The use of drones by both sides of the Ukrainian conflict has been ubiquitous, including both state-of-the-art military drones and relatively cheap commercial civilian drones used for surveillance or modified to use weapons. McMahan said that while drones were only one element in this exercise, “it was on the instructors’ minds to throw this into this scenario.”

In December, during a roundtable with reporters, Berger said observations of tactics and strategies employed by both sides in the war in Ukraine have “validated some of the approaches we’re taking. ... I’m not into blanket statements, like everything that’s happened in the Ukraine is the answer all around the world, but much of what we’re seeing in Ukraine is agnostic of what theater, what part of the world we’re operating in.”

For Marines in the Pacific, the focus has been on China as tensions simmer over maritime navigation and territorial rights in the South China Sea, a critical waterway through which two-thirds of international trade travels.

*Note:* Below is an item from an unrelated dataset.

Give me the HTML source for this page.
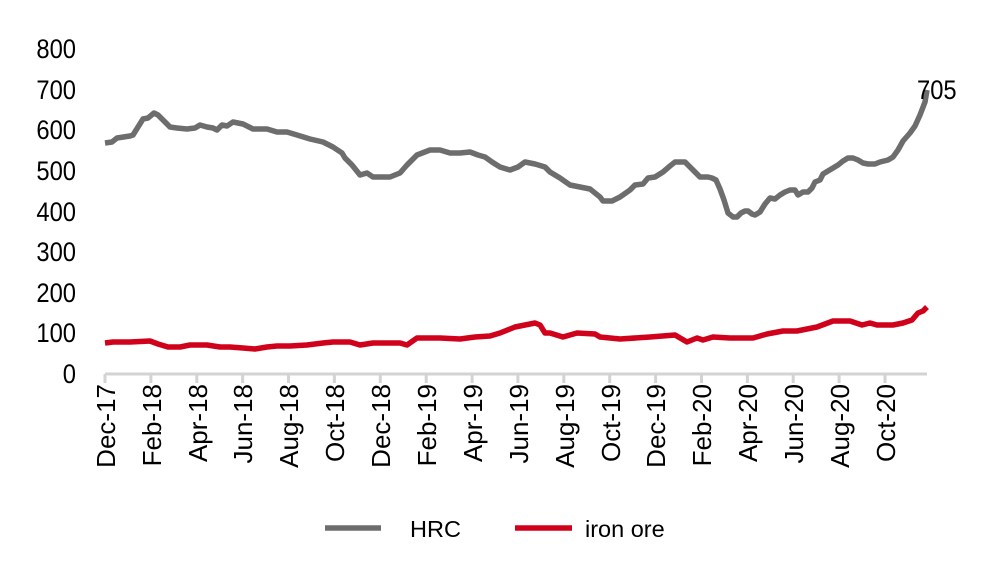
<!DOCTYPE html>
<html><head><meta charset="utf-8"><style>
body{margin:0;background:#fff}
svg text{font-family:"Liberation Sans",sans-serif;fill:#000}
</style></head><body>
<svg width="985" height="568" viewBox="0 0 985 568" xmlns="http://www.w3.org/2000/svg">
<g font-size="27" text-anchor="end">
<text transform="translate(76,58) scale(0.88,1)">800</text>
<text transform="translate(76,99) scale(0.88,1)">700</text>
<text transform="translate(76,139) scale(0.88,1)">600</text>
<text transform="translate(76,180) scale(0.88,1)">500</text>
<text transform="translate(76,221) scale(0.88,1)">400</text>
<text transform="translate(76,261) scale(0.88,1)">300</text>
<text transform="translate(76,302) scale(0.88,1)">200</text>
<text transform="translate(76,342) scale(0.88,1)">100</text>
<text transform="translate(76,383) scale(0.88,1)">0</text>
</g>
<line x1="105" y1="374" x2="927" y2="374" stroke="#d3d3d3" stroke-width="3"/>
<g stroke="#d3d3d3" stroke-width="3">
<line x1="105.0" y1="374" x2="105.0" y2="383"/><line x1="150.9" y1="374" x2="150.9" y2="383"/><line x1="196.8" y1="374" x2="196.8" y2="383"/><line x1="242.6" y1="374" x2="242.6" y2="383"/><line x1="288.5" y1="374" x2="288.5" y2="383"/><line x1="334.4" y1="374" x2="334.4" y2="383"/><line x1="380.3" y1="374" x2="380.3" y2="383"/><line x1="426.2" y1="374" x2="426.2" y2="383"/><line x1="472.1" y1="374" x2="472.1" y2="383"/><line x1="517.9" y1="374" x2="517.9" y2="383"/><line x1="563.8" y1="374" x2="563.8" y2="383"/><line x1="609.7" y1="374" x2="609.7" y2="383"/><line x1="655.6" y1="374" x2="655.6" y2="383"/><line x1="701.5" y1="374" x2="701.5" y2="383"/><line x1="747.4" y1="374" x2="747.4" y2="383"/><line x1="793.2" y1="374" x2="793.2" y2="383"/><line x1="839.1" y1="374" x2="839.1" y2="383"/><line x1="885.0" y1="374" x2="885.0" y2="383"/>
</g>
<g font-size="26" text-anchor="end">
<text transform="translate(115,384) rotate(-90)">Dec-17</text>
<text transform="translate(161,384) rotate(-90)">Feb-18</text>
<text transform="translate(207,384) rotate(-90)">Apr-18</text>
<text transform="translate(252,384) rotate(-90)">Jun-18</text>
<text transform="translate(298,384) rotate(-90)">Aug-18</text>
<text transform="translate(344,384) rotate(-90)">Oct-18</text>
<text transform="translate(390,384) rotate(-90)">Dec-18</text>
<text transform="translate(436,384) rotate(-90)">Feb-19</text>
<text transform="translate(482,384) rotate(-90)">Apr-19</text>
<text transform="translate(528,384) rotate(-90)">Jun-19</text>
<text transform="translate(574,384) rotate(-90)">Aug-19</text>
<text transform="translate(620,384) rotate(-90)">Oct-19</text>
<text transform="translate(665,384) rotate(-90)">Dec-19</text>
<text transform="translate(711,384) rotate(-90)">Feb-20</text>
<text transform="translate(757,384) rotate(-90)">Apr-20</text>
<text transform="translate(803,384) rotate(-90)">Jun-20</text>
<text transform="translate(849,384) rotate(-90)">Aug-20</text>
<text transform="translate(895,384) rotate(-90)">Oct-20</text>
</g>
<polyline fill="none" stroke="#6d6d6d" stroke-width="5.5" stroke-linejoin="round" points="105,143 112,142 117,138 130,136 133,135 143,119 148,118 154,113 158,115 170,127 177,128 187,129 195,128 200,125 207,127 213,128 217,130 222,125 227,126 233,122 243,124 253,129 267,129 277,132 287,132 297,135 310,139 323,142 333,147 342,153 345,158 352,165 360,175 367,173 373,177 390,177 400,173 407,165 417,155 430,150 440,150 450,153 460,153 470,152 478,155 485,157 492,162 500,167 510,170 518,167 525,162 535,164 545,167 550,172 560,178 570,185 580,187 590,189 600,197 603,201 612,201 620,197 630,190 635,185 643,184 648,178 655,177 663,172 670,166 675,162 680,162 685,162 692,169 700,177 708,177 712,178 716,180 720,189 724,200 728,213 733,217 737,217 741,213 745,211 748,211 752,214 755,215 760,212 765,204 770,198 775,199 780,195 785,192 790,190 795,190 798,195 803,192 808,192 812,188 815,182 820,180 823,174 828,171 833,168 838,165 843,161 848,158 853,158 858,160 863,163 868,164 875,164 880,162 888,160 893,157 898,150 903,141 910,133 915,126 920,115 925,102 927,90"/>
<polyline fill="none" stroke="#d0021b" stroke-width="5.5" stroke-linejoin="round" points="105,343 113,342 130,342 150,341 158,344 168,347 180,347 190,345 207,345 220,347 230,347 243,348 255,349 267,347 277,346 290,346 307,345 323,343 333,342 350,342 360,345 373,343 390,343 400,343 407,345 417,338 430,338 440,338 460,339 475,337 490,336 500,333 510,329 515,327 525,325 535,323 540,325 545,333 550,333 563,337 577,333 595,334 600,337 620,339 650,337 675,335 687,342 697,338 703,340 713,337 730,338 753,338 767,334 783,331 797,331 817,327 833,321 850,321 862,325 870,323 877,325 893,325 903,323 912,320 918,313 923,311 927,307"/>
<text transform="translate(917,99) scale(0.88,1)" font-size="27">705</text>
<line x1="325" y1="528" x2="381" y2="528" stroke="#6d6d6d" stroke-width="5.5"/>
<text x="410" y="537" font-size="23.5">HRC</text>
<line x1="515" y1="528" x2="572" y2="528" stroke="#d0021b" stroke-width="5.5"/>
<text x="585" y="537" font-size="23.5">iron ore</text>
</svg>
</body></html>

The Chinese military has stationed forces on disputed islands and land formations claimed by neighboring countries and has declared the entire region its sovereign territory despite a 2016 international court ruling in favor of the Philippines against Beijing’s territorial claims.

Additionally, Chinese forces have stepped up exercises around Taiwan, a self-ruled island that China considers a rogue province and has vowed to bring under its control by any means, including military force.

“(The Chinese military is) doing their own sort of force design ... and investing more in amphibious formations,“ Berger said. “That’s a good signal where they’re headed. They want to go out into the world and do things. ... They’re building an amphibious force so they can project power.”